Marcelo Figueras / Kamchatka
«Non si può volere bene a una persona e trattarla male.»
È la primavera del ’74 quando la famiglia di Harry deve lasciare Buenos Aires per sfuggire alle persecuzioni post golpe, rifugiandosi in una casa sperduta e decadente nella periferia argentina, cambiando il proprio nome in Vicente. Intorno a quella piccola dimora con piscina dove i rospi continuano ad annegare, lontano dagli amici e dai giochi di sempre, Harry osserva la realtà con occhi di bambino; la sua fantasia è la lente dietro la quale si rifugia per giustificare quel destino incomprensibile, fatto di assurde contraddizioni e di evidenti ma ineluttabili cambiamenti. Intorno a lui le cose mutano, e ad Harry resta solo la speranza che qualche certezza resti in piedi: la bellezza di sua madre, dolce massaia disastrosa che fuma alla finestra leggendo volumi di fisica; suo fratello che improvvisa danze a suon di latte e Nesquik; oppure suo padre, che si accorcia un paio di baffi mai visti prima di fronte allo specchio, e che a breve diventerà uno dei tanti desaparecidos che la Storia si poterà via con sé.

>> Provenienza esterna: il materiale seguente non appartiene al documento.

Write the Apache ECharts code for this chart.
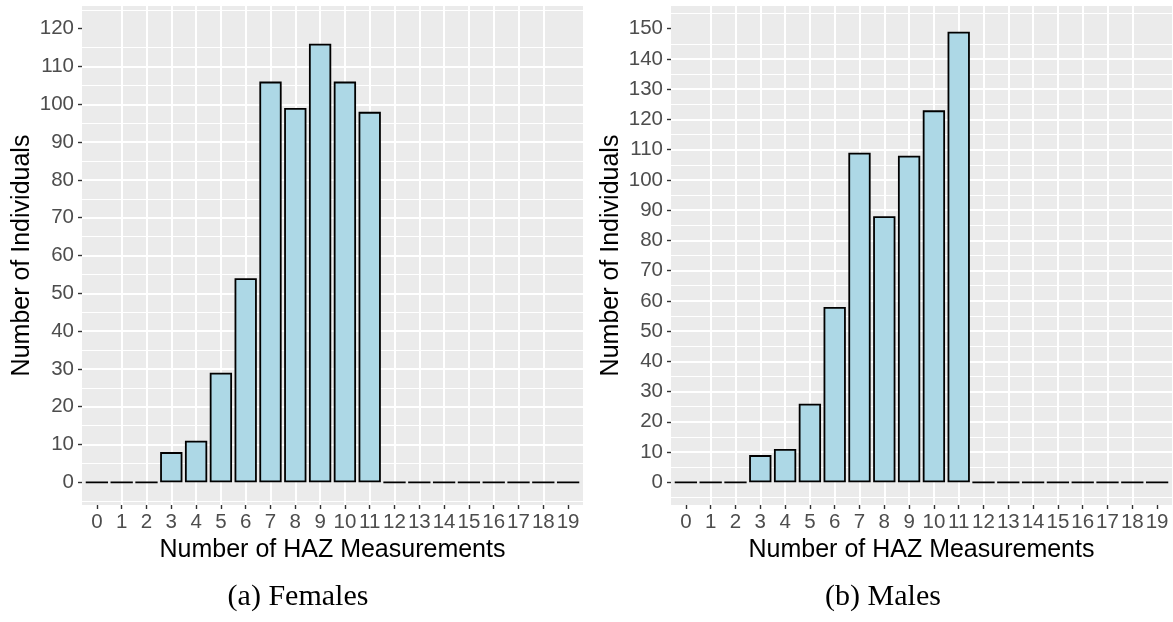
<!DOCTYPE html>
<html>
<head>
<meta charset="utf-8">
<script src="https://cdn.jsdelivr.net/npm/echarts@6/dist/echarts.min.js"></script>
<style>
  html, body { margin: 0; padding: 0; background: #fff; }
  #main { width: 1173px; height: 622px; }
</style>
</head>
<body>
<div id="main"></div>
<script>
// number of HAZ measurements (x categories)
const measurements = [0, 1, 2, 3, 4, 5, 6, 7, 8, 9, 10, 11, 12, 13, 14, 15, 16, 17, 18, 19];
// individuals per number of measurements
const femaleCounts = [0, 0, 0, 8, 11, 29, 54, 106, 99, 116, 106, 98, 0, 0, 0, 0, 0, 0, 0, 0];
const maleCounts = [0, 0, 0, 9, 11, 26, 58, 109, 88, 108, 123, 149, 0, 0, 0, 0, 0, 0, 0, 0];
// y tick labels
const femaleTicks = [0, 10, 20, 30, 40, 50, 60, 70, 80, 90, 100, 110, 120];
const maleTicks = [0, 10, 20, 30, 40, 50, 60, 70, 80, 90, 100, 110, 120, 130, 140, 150];
const captions = ["(a) Females", "(b) Males"];

const panelW = 501;
const panelH = 499;
const panelTop = 6;
const panelLefts = [82, 671];
const captionCenters = [298, 883];

function xAxisFor(gridIndex) {
  return {
    type: "value",
    gridIndex: gridIndex,
    min: -0.6,
    max: 19.6,
    minInterval: 1,
    maxInterval: 1,
    axisLine: { show: false, onZero: false },
    axisTick: {
      show: true,
      customValues: measurements,
      length: 4,
      lineStyle: { color: "#333333", width: 1.4 },
    },
    axisLabel: {
      customValues: measurements,
      fontFamily: "Liberation Sans",
      fontSize: 20.5,
      color: "#4D4D4D",
      margin: 7,
      formatter: (v) => (Number.isInteger(v) ? String(v) : ""),
    },
    splitLine: {
      show: true,
      showMinLine: false,
      showMaxLine: false,
      lineStyle: { color: "#ffffff", width: 2 },
    },
    name: "Number of HAZ Measurements",
    nameLocation: "middle",
    nameGap: 32,
    nameTextStyle: { fontFamily: "Liberation Sans", fontSize: 25, color: "#000000" },
  };
}

function yAxisFor(gridIndex, ticks) {
  const top = ticks[ticks.length - 1];
  const pad = top * 0.05;
  return {
    type: "value",
    gridIndex: gridIndex,
    min: -pad,
    max: top + pad,
    minInterval: 10,
    maxInterval: 10,
    axisLine: { show: false, onZero: false },
    axisTick: {
      show: true,
      customValues: ticks,
      length: 4,
      lineStyle: { color: "#333333", width: 1.4 },
    },
    axisLabel: {
      customValues: ticks,
      fontFamily: "Liberation Sans",
      fontSize: 20.5,
      color: "#4D4D4D",
      margin: 8,
      formatter: (v) => (v % 10 === 0 ? String(v) : ""),
    },
    splitLine: {
      show: true,
      showMinLine: false,
      showMaxLine: false,
      lineStyle: { color: "#ffffff", width: 2 },
    },
    minorTick: { show: false, splitNumber: 2 },
    minorSplitLine: { show: true, lineStyle: { color: "#ffffff", width: 1 } },
    name: "Number of Individuals",
    nameLocation: "middle",
    nameGap: 47,
    nameTextStyle: { fontFamily: "Liberation Sans", fontSize: 25, color: "#000000" },
  };
}

function barSeries(gridIndex, counts) {
  return {
    type: "bar",
    xAxisIndex: gridIndex,
    yAxisIndex: gridIndex,
    barWidth: 22.3,
    data: counts.map((v, i) => [measurements[i], v]),
    itemStyle: { color: "#ADD8E6", borderColor: "#000000", borderWidth: 1.8 },
    emphasis: { disabled: true },
  };
}

const chart = echarts.init(document.getElementById("main"));
chart.setOption({
  animation: false,
  grid: panelLefts.map((left) => ({
    left: left,
    top: panelTop,
    width: panelW,
    height: panelH,
    show: true,
    backgroundColor: "#EBEBEB",
    borderWidth: 0,
    containLabel: false,
  })),
  xAxis: [xAxisFor(0), xAxisFor(1)],
  yAxis: [yAxisFor(0, femaleTicks), yAxisFor(1, maleTicks)],
  series: [barSeries(0, femaleCounts), barSeries(1, maleCounts)],
  graphic: captions.map((c, i) => ({
    type: "text",
    x: captionCenters[i],
    y: 582,
    style: {
      text: c,
      textAlign: "center",
      textVerticalAlign: "top",
      font: '30px "Liberation Serif"',
      fill: "#000000",
    },
  })),
});
</script>
</body>
</html>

L’ultima parola che gli sentirà pronunciare Harry sarà proprio quella, Kamkatchka, come il più difficile e desolato dei territori da conquistare al Risiko, gioco che adora; una sfida metaforica e insieme commovente, la cui riuscita dipende solo dalla necessaria voglia di vivere che bisogna trovare per sopravvivere a drammi più difficili, quelli che ci insegnano a diventare adulti. Kamkatchka (L’Asino d’Oro, 2014) di Marcelo Figueras è un romanzo che si legge d’un fiato grazie ad una scrittura scorrevole e sempre misurata, quasi sempre sovrapposta ad una visione innocente e bambina, che cammina costantemente in bilico tra il desiderio che l’innocenza duri per sempre e la convinzione che tutto deve cambiare.
Consigliato a chi guarda il soffitto del bagno da una vasca e da chi ultimamente è stato per troppo tempo in apnea.